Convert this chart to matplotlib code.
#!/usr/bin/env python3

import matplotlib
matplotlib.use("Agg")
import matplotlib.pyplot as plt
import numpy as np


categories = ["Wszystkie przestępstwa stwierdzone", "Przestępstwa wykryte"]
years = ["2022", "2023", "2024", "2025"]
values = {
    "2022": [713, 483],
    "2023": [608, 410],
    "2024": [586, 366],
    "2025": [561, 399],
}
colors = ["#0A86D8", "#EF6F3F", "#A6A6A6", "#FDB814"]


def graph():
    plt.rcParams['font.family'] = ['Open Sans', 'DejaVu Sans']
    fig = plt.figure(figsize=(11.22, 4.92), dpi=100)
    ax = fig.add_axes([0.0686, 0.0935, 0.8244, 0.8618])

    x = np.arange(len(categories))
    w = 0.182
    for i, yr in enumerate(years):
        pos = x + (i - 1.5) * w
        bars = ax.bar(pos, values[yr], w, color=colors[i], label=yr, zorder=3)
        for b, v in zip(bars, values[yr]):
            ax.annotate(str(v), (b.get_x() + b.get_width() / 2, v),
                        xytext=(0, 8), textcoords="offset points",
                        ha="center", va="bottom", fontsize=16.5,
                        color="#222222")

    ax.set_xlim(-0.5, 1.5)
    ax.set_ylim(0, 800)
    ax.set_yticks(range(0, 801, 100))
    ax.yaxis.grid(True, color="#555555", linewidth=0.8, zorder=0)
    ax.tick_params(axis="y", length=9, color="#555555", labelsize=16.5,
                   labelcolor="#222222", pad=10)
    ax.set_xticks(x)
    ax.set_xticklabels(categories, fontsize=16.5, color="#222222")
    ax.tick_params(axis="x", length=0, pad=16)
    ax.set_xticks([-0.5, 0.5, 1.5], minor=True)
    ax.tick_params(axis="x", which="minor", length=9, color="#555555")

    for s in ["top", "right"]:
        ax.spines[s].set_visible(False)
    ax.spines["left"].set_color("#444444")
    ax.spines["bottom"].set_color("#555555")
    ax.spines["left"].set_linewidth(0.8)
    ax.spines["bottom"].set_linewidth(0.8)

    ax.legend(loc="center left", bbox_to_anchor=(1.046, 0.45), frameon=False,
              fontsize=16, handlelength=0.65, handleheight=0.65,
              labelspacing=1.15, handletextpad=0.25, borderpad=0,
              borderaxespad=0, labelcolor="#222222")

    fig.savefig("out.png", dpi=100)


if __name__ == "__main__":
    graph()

============================================================

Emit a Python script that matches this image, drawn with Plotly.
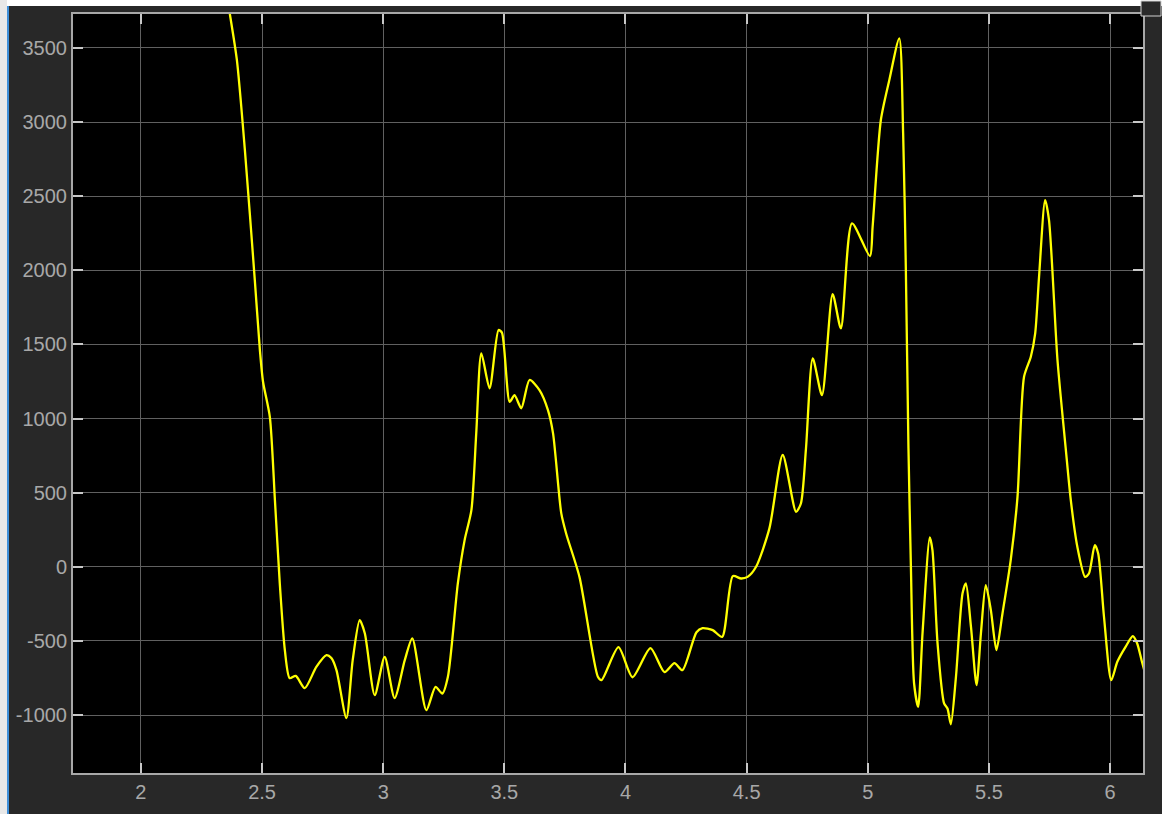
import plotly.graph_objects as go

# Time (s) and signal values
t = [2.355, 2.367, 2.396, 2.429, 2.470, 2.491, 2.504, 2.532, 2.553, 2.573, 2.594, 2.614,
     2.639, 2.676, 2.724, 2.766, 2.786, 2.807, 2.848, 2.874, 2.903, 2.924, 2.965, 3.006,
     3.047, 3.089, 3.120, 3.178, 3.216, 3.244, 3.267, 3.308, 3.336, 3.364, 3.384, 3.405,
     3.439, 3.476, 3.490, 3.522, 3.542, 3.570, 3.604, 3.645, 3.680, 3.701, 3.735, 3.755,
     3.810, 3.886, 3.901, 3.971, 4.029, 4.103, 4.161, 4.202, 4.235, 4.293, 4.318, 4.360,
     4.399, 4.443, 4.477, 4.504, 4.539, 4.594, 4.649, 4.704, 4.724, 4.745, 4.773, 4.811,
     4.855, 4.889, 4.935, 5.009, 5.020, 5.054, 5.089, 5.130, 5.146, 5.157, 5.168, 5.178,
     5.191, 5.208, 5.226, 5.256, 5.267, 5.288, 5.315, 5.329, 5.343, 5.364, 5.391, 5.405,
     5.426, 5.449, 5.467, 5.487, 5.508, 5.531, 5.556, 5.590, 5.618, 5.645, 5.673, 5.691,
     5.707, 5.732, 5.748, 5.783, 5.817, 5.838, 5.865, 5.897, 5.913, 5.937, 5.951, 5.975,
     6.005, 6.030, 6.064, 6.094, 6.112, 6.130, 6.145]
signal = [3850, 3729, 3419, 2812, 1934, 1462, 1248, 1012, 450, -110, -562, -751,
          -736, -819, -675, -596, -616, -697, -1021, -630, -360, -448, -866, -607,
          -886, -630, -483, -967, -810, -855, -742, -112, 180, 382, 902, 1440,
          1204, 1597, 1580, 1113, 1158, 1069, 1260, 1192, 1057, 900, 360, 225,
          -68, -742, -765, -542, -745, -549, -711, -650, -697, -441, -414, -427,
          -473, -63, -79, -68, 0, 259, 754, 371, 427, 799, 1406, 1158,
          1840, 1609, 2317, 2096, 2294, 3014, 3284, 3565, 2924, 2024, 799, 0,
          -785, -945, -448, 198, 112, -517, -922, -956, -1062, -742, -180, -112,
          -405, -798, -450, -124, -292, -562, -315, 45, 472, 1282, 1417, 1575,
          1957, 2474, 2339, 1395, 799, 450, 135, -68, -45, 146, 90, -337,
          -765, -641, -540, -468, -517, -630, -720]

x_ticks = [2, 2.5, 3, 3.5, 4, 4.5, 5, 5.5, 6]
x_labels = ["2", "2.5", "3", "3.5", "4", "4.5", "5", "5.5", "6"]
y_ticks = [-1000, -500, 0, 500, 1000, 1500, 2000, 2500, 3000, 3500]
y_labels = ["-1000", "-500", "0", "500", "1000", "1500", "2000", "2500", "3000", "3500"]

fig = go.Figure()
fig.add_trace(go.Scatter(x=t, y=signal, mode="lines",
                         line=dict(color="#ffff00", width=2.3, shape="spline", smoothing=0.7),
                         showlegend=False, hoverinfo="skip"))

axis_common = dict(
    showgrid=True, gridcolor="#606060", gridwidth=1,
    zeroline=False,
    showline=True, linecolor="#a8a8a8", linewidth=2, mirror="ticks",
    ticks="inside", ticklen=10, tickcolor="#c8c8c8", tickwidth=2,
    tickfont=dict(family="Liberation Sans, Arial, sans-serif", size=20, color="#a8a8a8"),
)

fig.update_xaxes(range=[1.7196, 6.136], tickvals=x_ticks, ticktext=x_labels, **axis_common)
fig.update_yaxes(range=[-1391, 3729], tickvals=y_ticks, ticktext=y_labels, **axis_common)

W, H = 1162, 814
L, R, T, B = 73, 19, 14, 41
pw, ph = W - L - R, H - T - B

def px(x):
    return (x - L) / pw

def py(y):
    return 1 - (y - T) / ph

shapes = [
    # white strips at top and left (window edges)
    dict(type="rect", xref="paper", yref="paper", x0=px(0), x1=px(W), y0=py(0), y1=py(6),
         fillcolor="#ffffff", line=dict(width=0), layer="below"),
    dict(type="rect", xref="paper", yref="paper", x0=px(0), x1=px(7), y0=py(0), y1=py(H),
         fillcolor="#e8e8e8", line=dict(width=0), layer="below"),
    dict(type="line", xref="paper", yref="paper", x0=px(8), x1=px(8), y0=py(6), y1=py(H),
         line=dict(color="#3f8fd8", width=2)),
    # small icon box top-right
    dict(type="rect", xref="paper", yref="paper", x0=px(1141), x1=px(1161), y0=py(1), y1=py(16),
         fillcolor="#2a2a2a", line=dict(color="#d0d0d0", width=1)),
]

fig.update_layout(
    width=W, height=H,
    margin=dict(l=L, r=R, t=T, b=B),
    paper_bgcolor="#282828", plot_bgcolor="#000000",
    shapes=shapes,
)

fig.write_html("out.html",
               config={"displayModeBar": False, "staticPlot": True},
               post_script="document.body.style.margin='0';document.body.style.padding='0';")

============================================================

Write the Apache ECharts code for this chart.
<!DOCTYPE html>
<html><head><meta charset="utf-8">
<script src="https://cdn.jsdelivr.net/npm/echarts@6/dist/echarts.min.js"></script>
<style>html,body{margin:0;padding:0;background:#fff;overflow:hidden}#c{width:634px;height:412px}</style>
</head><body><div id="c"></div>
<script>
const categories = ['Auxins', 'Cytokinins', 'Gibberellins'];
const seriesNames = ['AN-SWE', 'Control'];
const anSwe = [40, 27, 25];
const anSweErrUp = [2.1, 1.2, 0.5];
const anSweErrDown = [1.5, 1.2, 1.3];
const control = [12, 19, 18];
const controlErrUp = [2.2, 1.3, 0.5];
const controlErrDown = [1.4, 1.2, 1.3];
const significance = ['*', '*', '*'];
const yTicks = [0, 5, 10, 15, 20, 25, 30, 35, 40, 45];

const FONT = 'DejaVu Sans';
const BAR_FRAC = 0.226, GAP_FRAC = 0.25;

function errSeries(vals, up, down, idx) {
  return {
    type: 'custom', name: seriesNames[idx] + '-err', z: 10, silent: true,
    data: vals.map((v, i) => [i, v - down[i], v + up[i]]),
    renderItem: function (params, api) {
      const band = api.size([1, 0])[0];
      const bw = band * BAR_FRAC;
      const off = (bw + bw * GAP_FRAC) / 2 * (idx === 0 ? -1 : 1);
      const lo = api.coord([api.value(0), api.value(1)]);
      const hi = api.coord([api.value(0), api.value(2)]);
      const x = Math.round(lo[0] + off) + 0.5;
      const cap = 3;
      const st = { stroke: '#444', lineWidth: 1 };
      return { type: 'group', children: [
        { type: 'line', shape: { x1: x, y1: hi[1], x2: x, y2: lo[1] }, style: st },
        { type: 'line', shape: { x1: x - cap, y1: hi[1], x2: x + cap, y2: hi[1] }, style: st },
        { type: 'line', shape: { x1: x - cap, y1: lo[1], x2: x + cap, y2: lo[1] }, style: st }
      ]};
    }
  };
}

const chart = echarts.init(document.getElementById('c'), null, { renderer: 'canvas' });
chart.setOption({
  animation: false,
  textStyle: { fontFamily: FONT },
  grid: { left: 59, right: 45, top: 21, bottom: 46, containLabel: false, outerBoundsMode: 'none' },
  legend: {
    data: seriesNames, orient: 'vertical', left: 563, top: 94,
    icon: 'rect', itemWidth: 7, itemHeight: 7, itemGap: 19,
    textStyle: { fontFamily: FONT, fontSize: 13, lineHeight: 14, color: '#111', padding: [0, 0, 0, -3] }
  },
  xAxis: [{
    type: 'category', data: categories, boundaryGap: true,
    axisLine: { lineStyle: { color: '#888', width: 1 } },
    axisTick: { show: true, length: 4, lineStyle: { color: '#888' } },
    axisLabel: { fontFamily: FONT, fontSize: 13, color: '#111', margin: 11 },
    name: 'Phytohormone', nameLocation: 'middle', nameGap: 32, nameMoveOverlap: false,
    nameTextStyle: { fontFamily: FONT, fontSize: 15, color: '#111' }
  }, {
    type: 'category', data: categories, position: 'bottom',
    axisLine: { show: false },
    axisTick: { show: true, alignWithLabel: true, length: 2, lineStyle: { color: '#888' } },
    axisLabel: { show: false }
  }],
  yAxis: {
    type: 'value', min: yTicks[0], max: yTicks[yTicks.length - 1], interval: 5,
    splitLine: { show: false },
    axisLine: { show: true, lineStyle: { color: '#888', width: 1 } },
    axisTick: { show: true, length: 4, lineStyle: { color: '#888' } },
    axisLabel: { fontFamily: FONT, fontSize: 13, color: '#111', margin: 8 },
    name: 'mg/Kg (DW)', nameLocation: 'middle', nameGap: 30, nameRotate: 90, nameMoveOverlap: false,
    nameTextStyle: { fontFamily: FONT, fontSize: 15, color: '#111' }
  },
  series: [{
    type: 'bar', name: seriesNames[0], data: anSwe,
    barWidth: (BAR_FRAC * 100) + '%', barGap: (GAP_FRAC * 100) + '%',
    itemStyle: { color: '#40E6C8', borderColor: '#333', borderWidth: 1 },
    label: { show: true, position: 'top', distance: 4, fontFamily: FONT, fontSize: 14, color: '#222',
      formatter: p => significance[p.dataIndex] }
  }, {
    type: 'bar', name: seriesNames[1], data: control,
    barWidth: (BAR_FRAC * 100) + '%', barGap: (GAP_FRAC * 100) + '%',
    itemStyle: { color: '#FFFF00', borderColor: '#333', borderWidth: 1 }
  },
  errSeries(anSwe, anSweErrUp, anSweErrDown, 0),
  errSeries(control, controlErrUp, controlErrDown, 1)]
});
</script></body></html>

============================================================

## [Written problem]
Count every line in the listing above that holds "matplotlib", then report only the count.

## [Answer in full]
4